§ **REQUIRED WORK**
Each line that holds the string "this" counts once; say how many such lines there are and add nothing.

[Charts and diagrams as code]
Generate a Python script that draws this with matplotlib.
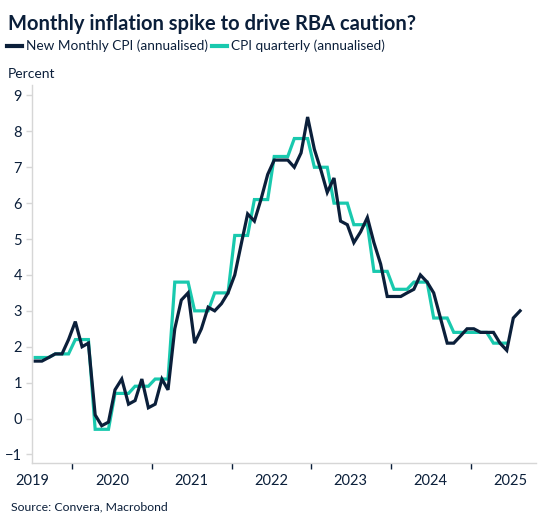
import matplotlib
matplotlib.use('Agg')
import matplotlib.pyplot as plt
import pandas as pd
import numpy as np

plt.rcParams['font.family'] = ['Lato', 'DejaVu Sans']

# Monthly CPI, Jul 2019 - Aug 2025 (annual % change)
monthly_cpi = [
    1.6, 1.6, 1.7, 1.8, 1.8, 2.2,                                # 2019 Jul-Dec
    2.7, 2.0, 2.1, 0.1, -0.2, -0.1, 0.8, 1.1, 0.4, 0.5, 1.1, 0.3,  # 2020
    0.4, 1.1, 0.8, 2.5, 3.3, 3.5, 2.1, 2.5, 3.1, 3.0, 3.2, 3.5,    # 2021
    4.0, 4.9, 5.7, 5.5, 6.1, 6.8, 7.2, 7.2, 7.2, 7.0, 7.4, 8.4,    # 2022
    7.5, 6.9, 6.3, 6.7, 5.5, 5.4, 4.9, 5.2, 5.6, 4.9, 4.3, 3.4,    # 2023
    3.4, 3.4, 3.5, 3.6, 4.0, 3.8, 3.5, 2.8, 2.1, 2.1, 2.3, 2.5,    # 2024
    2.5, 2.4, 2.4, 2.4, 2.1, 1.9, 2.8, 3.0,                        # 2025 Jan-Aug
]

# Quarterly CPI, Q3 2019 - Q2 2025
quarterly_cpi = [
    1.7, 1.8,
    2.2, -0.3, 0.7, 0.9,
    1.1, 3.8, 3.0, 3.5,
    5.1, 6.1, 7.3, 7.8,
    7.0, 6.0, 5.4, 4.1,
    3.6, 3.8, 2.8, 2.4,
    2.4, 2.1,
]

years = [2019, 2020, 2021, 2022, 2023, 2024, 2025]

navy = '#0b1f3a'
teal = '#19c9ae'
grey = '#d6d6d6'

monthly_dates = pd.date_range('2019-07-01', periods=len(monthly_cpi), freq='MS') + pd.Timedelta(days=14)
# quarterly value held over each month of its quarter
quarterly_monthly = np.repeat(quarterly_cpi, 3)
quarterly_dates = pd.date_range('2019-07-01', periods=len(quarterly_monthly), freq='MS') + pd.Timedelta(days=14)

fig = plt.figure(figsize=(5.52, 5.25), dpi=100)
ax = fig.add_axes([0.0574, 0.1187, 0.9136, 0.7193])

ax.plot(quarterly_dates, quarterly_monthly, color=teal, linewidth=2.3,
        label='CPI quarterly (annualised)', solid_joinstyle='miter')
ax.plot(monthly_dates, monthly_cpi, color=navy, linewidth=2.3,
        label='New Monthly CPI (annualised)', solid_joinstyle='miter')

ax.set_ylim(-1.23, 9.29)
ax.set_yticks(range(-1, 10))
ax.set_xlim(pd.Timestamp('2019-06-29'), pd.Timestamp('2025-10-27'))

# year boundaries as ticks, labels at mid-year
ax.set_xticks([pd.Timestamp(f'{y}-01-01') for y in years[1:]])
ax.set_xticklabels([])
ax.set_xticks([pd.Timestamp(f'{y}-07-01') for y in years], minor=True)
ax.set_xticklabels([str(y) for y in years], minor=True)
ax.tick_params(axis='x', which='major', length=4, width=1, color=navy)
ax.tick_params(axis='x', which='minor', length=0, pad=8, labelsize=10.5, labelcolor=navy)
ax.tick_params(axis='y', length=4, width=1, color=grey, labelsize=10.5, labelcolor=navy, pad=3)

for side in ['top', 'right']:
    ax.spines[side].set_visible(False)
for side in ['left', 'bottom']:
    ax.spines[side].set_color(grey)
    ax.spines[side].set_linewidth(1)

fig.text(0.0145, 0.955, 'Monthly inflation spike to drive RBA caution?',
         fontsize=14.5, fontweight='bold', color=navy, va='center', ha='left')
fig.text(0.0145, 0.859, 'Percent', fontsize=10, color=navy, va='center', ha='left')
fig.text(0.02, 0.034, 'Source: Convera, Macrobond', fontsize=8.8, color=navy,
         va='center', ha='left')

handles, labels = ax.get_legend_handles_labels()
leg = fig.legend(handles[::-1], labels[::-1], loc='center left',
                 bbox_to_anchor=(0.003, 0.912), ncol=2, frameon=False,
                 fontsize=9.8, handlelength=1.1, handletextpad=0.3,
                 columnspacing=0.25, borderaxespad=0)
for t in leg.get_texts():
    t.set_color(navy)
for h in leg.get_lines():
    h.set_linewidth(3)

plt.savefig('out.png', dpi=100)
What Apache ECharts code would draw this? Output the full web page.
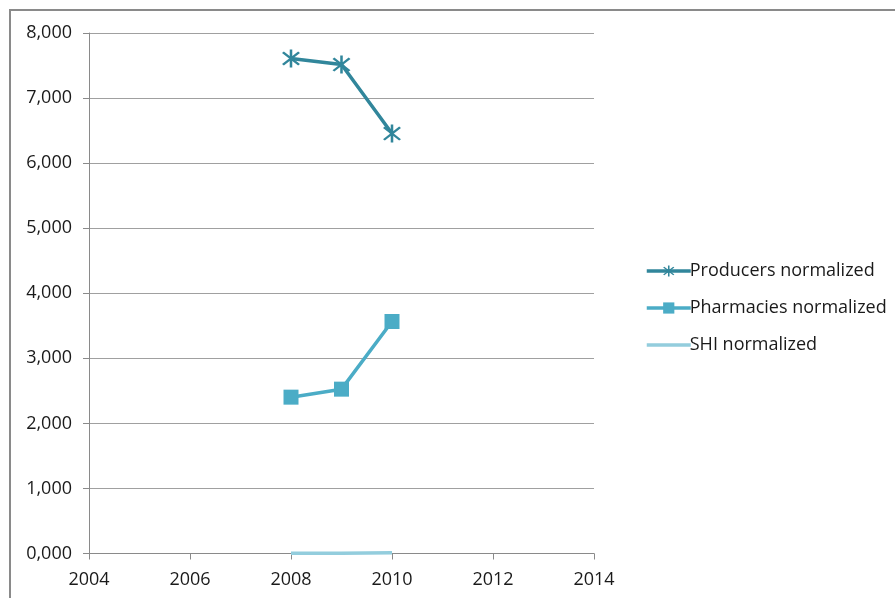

§ **COMPLETE OUTPUT**
2